» **PROBLEM TO SOLVE**:
Can you set down, exactly as they appear below, the lines from the opening of the material through the one bearing "const halfGrid = [1.5, 2.5, 3.5, 4.5];", minus the pictures?

» **DATASET SECTION**:

** start **

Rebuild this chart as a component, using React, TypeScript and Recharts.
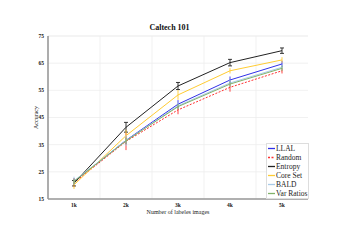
import React from 'react';
import { LineChart, Line, XAxis, YAxis, CartesianGrid, ErrorBar, ReferenceLine, Label } from 'recharts';

// x positions in thousands of labelled images
const sizes = [1, 2, 3, 4, 5];
const yTicks = [15, 25, 35, 45, 55, 65, 75];
const halfGrid = [1.5, 2.5, 3.5, 4.5];

const llal = [21.4, 36.6, 49.9, 58.8, 64.7];
const llalErr = [1.2, 1.5, 1.5, 1.3, 1.2];
const random = [21.0, 36.2, 47.8, 56.1, 62.2];
const randomErr = [1.6, 3.2, 1.6, 1.6, 1.0];
const entropy = [20.8, 41.4, 56.6, 65.2, 69.6];
const entropyErr = [1.0, 1.8, 1.3, 1.2, 1.0];
const coreSet = [20.2, 38.3, 53.3, 62.2, 66.2];
const coreSetErr = [1.5, 2.2, 1.8, 1.0, 1.0];
const bald = [21.7, 36.5, 49.3, 57.7, 63.5];
const baldErr = [1.5, 2.0, 1.2, 1.2, 1.0];
const varRatios = [21.5, 36.4, 49.0, 57.3, 63.1];
const varRatiosErr = [1.0, 1.2, 1.0, 1.0, 1.0];

const series = [
  { key: 'LLAL', color: '#3030e8', dash: undefined as string | undefined, cap: 0 },
  { key: 'Random', color: '#ff3030', dash: '2 1.5', cap: 0 },
  { key: 'Entropy', color: '#222222', dash: undefined, cap: 2 },
  { key: 'Core Set', color: '#ffcc33', dash: undefined, cap: 0 },
  { key: 'BALD', color: '#a8cbe8', dash: undefined, cap: 0 },
  { key: 'Var Ratios', color: '#82b26a', dash: undefined, cap: 0 },
];

const data = sizes.map((x, i) => ({
  x,
  LLAL: llal[i], LLAL_e: llalErr[i],
  Random: random[i], Random_e: randomErr[i],
  Entropy: entropy[i], Entropy_e: entropyErr[i],
  'Core Set': coreSet[i], 'Core Set_e': coreSetErr[i],
  BALD: bald[i], BALD_e: baldErr[i],
  'Var Ratios': varRatios[i], 'Var Ratios_e': varRatiosErr[i],
}));

const serif = '"Liberation Serif", "DejaVu Serif", serif';

function ChartLegend() {
  return (
    <div style={{ position: 'absolute', left: 266, top: 143, border: '1px solid #dddddd', background: '#fff', padding: '0px 1px 0px 1px', fontFamily: serif, fontSize: 7.5, lineHeight: '9px', color: '#222' }}>
      {series.map((s) => (
        <div key={s.key} style={{ display: 'flex', alignItems: 'center', whiteSpace: 'nowrap', height: 9 }}>
          <svg width={7} height={9} style={{ marginRight: 1 }}>
            <line x1={0} y1={4.5} x2={7} y2={4.5} stroke={s.color} strokeWidth={1.3} strokeDasharray={s.dash ? '2 1.5' : undefined} />
          </svg>
          {s.key}
        </div>
      ))}
    </div>
  );
}

export default function App() {
  return (
    <div style={{ position: 'relative', width: 339, height: 240, background: '#fff' }}>
      <style>{'body{margin:0}'}</style>
      <LineChart width={339} height={240} data={data} margin={{ top: 36, right: 31, bottom: 11, left: 28 }}>
        <text x={169.5} y={30} textAnchor="middle" style={{ fontFamily: serif, fontSize: 8, fontWeight: 'bold', fill: '#111' }}>Caltech 101</text>
        <CartesianGrid vertical={false} stroke="#eeeeee" strokeWidth={0.8} />
        {halfGrid.map((g) => (
          <ReferenceLine key={g} x={g} stroke="#eeeeee" strokeWidth={0.8} />
        ))}
        <ReferenceLine y={75} stroke="#eeeeee" strokeWidth={0.8} />
        <XAxis
          dataKey="x"
          type="number"
          domain={[0.5, 5.5]}
          ticks={sizes}
          tickFormatter={(v: number) => `${v}k`}
          axisLine={{ stroke: '#999999', strokeWidth: 1.6 }}
          tickLine={false}
          tickSize={0}
          tick={{ fontFamily: serif, fontSize: 5.5, fontWeight: 'bold', fill: '#222' }}
          tickMargin={4}
          height={30}
        >
          <Label value="Number of labeles images" position="insideBottom" offset={15} style={{ fontFamily: serif, fontSize: 6, fill: '#222' }} />
        </XAxis>
        <YAxis
          type="number"
          domain={[15, 75]}
          ticks={yTicks}
          axisLine={{ stroke: '#999999', strokeWidth: 1.6 }}
          tickLine={false}
          tickSize={0}
          tick={{ fontFamily: serif, fontSize: 5.5, fontWeight: 'bold', fill: '#222' }}
          tickMargin={4}
          width={20}
        >
          <Label value="Accuracy" angle={-90} position="insideLeft" offset={8} style={{ fontFamily: serif, fontSize: 6, fill: '#222', textAnchor: 'middle' }} />
        </YAxis>
        {series.map((s) => (
          <Line
            key={s.key}
            dataKey={s.key}
            stroke={s.color}
            strokeWidth={1}
            strokeDasharray={s.dash}
            dot={false}
            activeDot={false}
            isAnimationActive={false}
          >
            <ErrorBar dataKey={`${s.key}_e`} direction="y" width={s.cap} stroke={s.color} strokeWidth={0.9} isAnimationActive={false} />
          </Line>
        ))}
      </LineChart>
      <ChartLegend />
    </div>
  );
}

** end **

» **EXPECTED OUTPUT**:
Rebuild this chart as a component, using React, TypeScript and Recharts.
import React from 'react';
import { LineChart, Line, XAxis, YAxis, CartesianGrid, ErrorBar, ReferenceLine, Label } from 'recharts';

// x positions in thousands of labelled images
const sizes = [1, 2, 3, 4, 5];
const yTicks = [15, 25, 35, 45, 55, 65, 75];
const halfGrid = [1.5, 2.5, 3.5, 4.5];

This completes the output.